■ **WHAT YOU ARE ASKED TO DO**:
Copy the listing verbatim, excluding any images found in it.

■ **SOURCE DATA**:
** BEGIN **
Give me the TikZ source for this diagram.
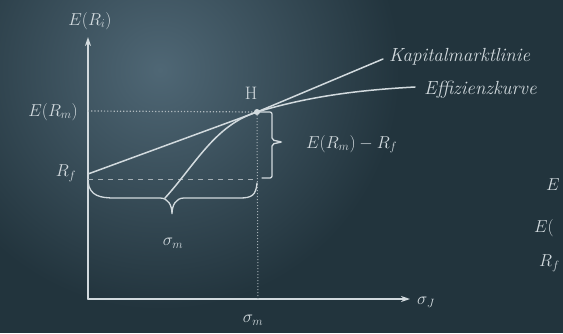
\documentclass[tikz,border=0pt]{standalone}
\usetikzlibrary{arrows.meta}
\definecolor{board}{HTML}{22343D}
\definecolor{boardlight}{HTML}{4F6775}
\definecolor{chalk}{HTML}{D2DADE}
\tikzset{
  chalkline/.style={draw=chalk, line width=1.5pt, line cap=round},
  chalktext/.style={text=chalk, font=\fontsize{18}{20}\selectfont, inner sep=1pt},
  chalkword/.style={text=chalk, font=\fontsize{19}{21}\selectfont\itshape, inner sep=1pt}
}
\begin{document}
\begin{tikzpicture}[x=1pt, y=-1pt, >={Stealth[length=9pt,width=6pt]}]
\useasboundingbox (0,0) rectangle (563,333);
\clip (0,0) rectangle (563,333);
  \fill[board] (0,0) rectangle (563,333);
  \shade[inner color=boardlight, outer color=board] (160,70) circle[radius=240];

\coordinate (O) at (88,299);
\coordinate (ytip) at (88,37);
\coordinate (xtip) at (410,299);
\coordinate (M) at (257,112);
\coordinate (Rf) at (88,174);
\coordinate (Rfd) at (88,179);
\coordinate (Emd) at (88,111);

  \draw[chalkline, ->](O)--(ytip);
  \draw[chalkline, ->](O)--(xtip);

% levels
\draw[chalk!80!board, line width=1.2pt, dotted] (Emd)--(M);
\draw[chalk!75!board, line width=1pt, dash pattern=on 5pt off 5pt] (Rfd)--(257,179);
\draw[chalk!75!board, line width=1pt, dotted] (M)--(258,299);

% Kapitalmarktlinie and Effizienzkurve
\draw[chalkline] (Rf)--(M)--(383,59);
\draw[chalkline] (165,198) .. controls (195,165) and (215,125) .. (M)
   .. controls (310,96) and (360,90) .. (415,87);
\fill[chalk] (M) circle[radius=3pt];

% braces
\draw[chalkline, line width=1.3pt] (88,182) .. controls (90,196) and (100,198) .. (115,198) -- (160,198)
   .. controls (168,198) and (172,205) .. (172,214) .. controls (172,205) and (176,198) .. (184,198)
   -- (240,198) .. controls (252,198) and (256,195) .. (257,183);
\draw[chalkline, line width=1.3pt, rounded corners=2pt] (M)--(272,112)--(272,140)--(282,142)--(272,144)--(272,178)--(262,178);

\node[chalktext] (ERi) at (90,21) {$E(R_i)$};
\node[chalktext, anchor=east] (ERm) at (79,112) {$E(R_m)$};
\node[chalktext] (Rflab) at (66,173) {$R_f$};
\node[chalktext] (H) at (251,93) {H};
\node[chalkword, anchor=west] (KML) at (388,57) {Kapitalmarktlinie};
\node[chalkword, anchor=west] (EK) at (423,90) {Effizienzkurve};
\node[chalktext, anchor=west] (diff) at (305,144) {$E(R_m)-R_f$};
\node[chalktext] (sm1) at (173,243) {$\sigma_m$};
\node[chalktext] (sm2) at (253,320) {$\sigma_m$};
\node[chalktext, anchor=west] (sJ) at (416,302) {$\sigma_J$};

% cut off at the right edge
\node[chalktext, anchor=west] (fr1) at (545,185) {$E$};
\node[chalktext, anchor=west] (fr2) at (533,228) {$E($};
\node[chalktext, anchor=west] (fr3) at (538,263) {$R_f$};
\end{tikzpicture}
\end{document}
** END **
■ **EXERCISE RESPONSE**:
Give me the TikZ source for this diagram.
\documentclass[tikz,border=0pt]{standalone}
\usetikzlibrary{arrows.meta}
\definecolor{board}{HTML}{22343D}
\definecolor{boardlight}{HTML}{4F6775}
\definecolor{chalk}{HTML}{D2DADE}
\tikzset{
  chalkline/.style={draw=chalk, line width=1.5pt, line cap=round},
  chalktext/.style={text=chalk, font=\fontsize{18}{20}\selectfont, inner sep=1pt},
  chalkword/.style={text=chalk, font=\fontsize{19}{21}\selectfont\itshape, inner sep=1pt}
}
\begin{document}
\begin{tikzpicture}[x=1pt, y=-1pt, >={Stealth[length=9pt,width=6pt]}]
\useasboundingbox (0,0) rectangle (563,333);
\clip (0,0) rectangle (563,333);
  \fill[board] (0,0) rectangle (563,333);
  \shade[inner color=boardlight, outer color=board] (160,70) circle[radius=240];

\coordinate (O) at (88,299);
\coordinate (ytip) at (88,37);
\coordinate (xtip) at (410,299);
\coordinate (M) at (257,112);
\coordinate (Rf) at (88,174);
\coordinate (Rfd) at (88,179);
\coordinate (Emd) at (88,111);

  \draw[chalkline, ->](O)--(ytip);
  \draw[chalkline, ->](O)--(xtip);

% levels
\draw[chalk!80!board, line width=1.2pt, dotted] (Emd)--(M);
\draw[chalk!75!board, line width=1pt, dash pattern=on 5pt off 5pt] (Rfd)--(257,179);
\draw[chalk!75!board, line width=1pt, dotted] (M)--(258,299);

% Kapitalmarktlinie and Effizienzkurve
\draw[chalkline] (Rf)--(M)--(383,59);
\draw[chalkline] (165,198) .. controls (195,165) and (215,125) .. (M)
   .. controls (310,96) and (360,90) .. (415,87);
\fill[chalk] (M) circle[radius=3pt];

% braces
\draw[chalkline, line width=1.3pt] (88,182) .. controls (90,196) and (100,198) .. (115,198) -- (160,198)
   .. controls (168,198) and (172,205) .. (172,214) .. controls (172,205) and (176,198) .. (184,198)
   -- (240,198) .. controls (252,198) and (256,195) .. (257,183);
\draw[chalkline, line width=1.3pt, rounded corners=2pt] (M)--(272,112)--(272,140)--(282,142)--(272,144)--(272,178)--(262,178);

\node[chalktext] (ERi) at (90,21) {$E(R_i)$};
\node[chalktext, anchor=east] (ERm) at (79,112) {$E(R_m)$};
\node[chalktext] (Rflab) at (66,173) {$R_f$};
\node[chalktext] (H) at (251,93) {H};
\node[chalkword, anchor=west] (KML) at (388,57) {Kapitalmarktlinie};
\node[chalkword, anchor=west] (EK) at (423,90) {Effizienzkurve};
\node[chalktext, anchor=west] (diff) at (305,144) {$E(R_m)-R_f$};
\node[chalktext] (sm1) at (173,243) {$\sigma_m$};
\node[chalktext] (sm2) at (253,320) {$\sigma_m$};
\node[chalktext, anchor=west] (sJ) at (416,302) {$\sigma_J$};

% cut off at the right edge
\node[chalktext, anchor=west] (fr1) at (545,185) {$E$};
\node[chalktext, anchor=west] (fr2) at (533,228) {$E($};
\node[chalktext, anchor=west] (fr3) at (538,263) {$R_f$};
\end{tikzpicture}
\end{document}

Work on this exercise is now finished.